Entries taken from a collection:
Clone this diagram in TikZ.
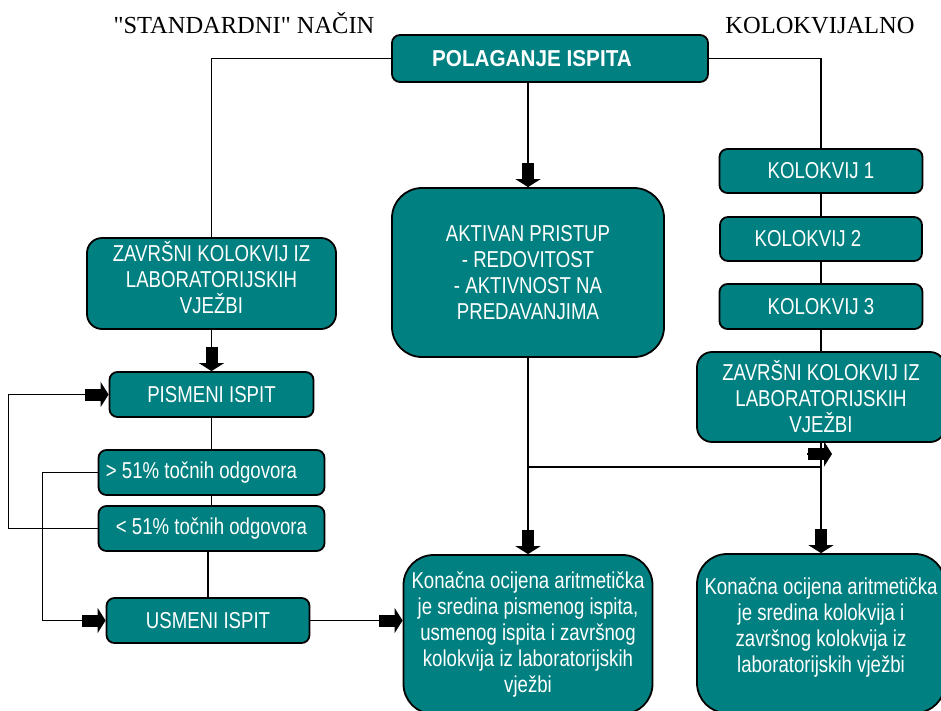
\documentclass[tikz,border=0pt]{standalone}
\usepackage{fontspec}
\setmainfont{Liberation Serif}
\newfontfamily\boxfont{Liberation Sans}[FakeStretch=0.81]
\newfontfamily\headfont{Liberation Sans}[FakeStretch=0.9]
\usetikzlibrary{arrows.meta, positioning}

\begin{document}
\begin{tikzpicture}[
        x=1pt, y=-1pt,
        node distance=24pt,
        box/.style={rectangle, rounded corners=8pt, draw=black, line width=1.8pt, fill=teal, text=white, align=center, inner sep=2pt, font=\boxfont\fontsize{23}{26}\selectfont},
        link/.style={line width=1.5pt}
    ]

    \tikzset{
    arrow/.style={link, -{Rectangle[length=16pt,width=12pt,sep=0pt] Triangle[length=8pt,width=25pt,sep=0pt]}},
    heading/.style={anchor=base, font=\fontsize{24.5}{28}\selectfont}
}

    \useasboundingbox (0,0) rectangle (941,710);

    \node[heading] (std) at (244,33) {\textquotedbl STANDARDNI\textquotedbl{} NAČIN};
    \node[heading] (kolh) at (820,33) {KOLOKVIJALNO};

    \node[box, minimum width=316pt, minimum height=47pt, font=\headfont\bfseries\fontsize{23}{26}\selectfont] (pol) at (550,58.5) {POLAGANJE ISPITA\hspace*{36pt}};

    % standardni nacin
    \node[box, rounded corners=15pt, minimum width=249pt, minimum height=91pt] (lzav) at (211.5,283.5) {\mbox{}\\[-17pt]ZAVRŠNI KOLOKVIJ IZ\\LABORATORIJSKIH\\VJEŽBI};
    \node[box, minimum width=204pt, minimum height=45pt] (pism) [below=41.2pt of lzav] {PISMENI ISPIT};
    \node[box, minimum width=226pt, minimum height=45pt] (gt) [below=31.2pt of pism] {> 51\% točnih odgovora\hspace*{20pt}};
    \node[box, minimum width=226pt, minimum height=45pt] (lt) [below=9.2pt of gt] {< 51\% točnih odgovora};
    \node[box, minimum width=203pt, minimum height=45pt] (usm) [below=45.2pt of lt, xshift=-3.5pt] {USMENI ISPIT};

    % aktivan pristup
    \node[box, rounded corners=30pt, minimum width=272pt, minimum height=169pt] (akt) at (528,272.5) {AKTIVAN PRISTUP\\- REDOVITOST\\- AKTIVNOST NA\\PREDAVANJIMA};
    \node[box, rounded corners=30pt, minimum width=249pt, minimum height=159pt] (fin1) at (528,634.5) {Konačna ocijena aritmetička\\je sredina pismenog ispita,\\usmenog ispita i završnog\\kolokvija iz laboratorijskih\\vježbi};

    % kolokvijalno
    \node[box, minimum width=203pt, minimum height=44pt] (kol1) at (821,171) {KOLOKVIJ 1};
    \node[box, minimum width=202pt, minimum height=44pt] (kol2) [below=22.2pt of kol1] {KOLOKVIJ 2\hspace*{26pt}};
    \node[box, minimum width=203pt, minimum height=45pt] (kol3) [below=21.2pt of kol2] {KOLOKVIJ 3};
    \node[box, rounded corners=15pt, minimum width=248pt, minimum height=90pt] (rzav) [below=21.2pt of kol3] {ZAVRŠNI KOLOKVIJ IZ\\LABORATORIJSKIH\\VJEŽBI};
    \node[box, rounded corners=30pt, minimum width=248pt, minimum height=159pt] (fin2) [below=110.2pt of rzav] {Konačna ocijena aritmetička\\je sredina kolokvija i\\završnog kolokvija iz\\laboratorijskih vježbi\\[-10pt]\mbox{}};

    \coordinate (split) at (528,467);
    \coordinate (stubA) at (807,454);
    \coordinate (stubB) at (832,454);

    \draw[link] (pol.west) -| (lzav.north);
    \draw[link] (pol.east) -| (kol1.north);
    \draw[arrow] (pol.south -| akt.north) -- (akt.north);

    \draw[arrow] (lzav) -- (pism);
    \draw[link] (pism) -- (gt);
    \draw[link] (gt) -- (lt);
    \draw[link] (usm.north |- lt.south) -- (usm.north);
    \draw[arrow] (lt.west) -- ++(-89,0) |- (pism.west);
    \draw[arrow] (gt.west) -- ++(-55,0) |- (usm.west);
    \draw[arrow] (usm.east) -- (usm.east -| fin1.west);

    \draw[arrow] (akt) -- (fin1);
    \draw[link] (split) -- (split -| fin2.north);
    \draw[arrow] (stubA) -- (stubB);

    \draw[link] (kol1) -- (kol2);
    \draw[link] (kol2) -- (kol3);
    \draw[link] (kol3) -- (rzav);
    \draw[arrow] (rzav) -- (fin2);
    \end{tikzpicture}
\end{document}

--

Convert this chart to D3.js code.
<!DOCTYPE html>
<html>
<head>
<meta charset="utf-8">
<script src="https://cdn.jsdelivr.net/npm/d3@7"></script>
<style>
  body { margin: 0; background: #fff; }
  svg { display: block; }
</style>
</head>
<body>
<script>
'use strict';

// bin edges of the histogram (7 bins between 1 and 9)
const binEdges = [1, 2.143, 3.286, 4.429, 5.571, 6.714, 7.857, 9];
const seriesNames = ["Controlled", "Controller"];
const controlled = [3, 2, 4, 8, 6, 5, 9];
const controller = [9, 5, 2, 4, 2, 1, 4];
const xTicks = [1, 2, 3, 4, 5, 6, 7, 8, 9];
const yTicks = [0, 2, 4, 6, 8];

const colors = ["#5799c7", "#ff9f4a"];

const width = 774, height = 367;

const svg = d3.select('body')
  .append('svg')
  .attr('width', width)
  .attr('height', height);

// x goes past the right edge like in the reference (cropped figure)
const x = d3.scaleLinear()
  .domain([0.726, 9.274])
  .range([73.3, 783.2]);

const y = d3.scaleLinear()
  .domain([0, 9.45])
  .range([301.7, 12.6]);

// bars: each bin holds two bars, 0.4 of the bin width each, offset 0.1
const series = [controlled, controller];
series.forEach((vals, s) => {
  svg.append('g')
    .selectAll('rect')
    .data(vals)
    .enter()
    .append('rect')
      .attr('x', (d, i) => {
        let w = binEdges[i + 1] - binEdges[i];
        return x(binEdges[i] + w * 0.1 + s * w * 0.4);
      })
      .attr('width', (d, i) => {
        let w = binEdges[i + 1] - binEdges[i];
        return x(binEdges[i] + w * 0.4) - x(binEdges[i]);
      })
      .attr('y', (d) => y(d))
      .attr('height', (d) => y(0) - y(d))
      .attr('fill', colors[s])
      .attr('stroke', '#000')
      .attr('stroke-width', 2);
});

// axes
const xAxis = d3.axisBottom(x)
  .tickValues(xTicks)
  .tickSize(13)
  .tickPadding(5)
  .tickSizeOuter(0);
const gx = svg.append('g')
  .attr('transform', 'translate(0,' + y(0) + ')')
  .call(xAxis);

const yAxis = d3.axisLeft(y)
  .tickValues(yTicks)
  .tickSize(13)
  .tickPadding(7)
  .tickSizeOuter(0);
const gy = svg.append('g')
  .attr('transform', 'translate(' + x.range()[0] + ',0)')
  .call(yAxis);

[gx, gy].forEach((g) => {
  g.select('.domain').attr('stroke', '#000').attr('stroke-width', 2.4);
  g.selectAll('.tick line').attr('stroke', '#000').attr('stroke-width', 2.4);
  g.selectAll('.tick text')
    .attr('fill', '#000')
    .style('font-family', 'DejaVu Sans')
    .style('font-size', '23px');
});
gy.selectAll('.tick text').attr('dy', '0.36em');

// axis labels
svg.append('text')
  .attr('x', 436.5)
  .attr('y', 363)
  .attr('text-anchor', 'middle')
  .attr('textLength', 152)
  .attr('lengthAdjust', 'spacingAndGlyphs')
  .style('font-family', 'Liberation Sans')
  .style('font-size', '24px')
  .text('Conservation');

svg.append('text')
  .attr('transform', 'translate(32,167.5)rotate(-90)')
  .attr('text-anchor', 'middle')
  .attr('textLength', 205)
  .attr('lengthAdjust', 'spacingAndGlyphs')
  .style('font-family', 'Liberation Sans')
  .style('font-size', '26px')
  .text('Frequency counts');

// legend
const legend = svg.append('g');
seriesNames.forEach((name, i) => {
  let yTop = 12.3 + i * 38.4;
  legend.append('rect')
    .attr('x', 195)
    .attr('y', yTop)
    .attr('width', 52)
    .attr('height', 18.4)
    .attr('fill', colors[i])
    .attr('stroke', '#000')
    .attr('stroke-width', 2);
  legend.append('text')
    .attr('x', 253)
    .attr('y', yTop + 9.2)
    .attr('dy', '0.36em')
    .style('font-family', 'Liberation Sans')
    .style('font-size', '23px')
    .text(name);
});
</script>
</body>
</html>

#### Written task
Set down, without pictures, the lines between the line holding "Clone this diagram in TikZ." and the line holding "(kolh) at (820,33)", both inclusive.

#### Final result
Clone this diagram in TikZ.
\documentclass[tikz,border=0pt]{standalone}
\usepackage{fontspec}
\setmainfont{Liberation Serif}
\newfontfamily\boxfont{Liberation Sans}[FakeStretch=0.81]
\newfontfamily\headfont{Liberation Sans}[FakeStretch=0.9]
\usetikzlibrary{arrows.meta, positioning}

\begin{document}
\begin{tikzpicture}[
        x=1pt, y=-1pt,
        node distance=24pt,
        box/.style={rectangle, rounded corners=8pt, draw=black, line width=1.8pt, fill=teal, text=white, align=center, inner sep=2pt, font=\boxfont\fontsize{23}{26}\selectfont},
        link/.style={line width=1.5pt}
    ]

    \tikzset{
    arrow/.style={link, -{Rectangle[length=16pt,width=12pt,sep=0pt] Triangle[length=8pt,width=25pt,sep=0pt]}},
    heading/.style={anchor=base, font=\fontsize{24.5}{28}\selectfont}
}

    \useasboundingbox (0,0) rectangle (941,710);

    \node[heading] (std) at (244,33) {\textquotedbl STANDARDNI\textquotedbl{} NAČIN};
    \node[heading] (kolh) at (820,33) {KOLOKVIJALNO};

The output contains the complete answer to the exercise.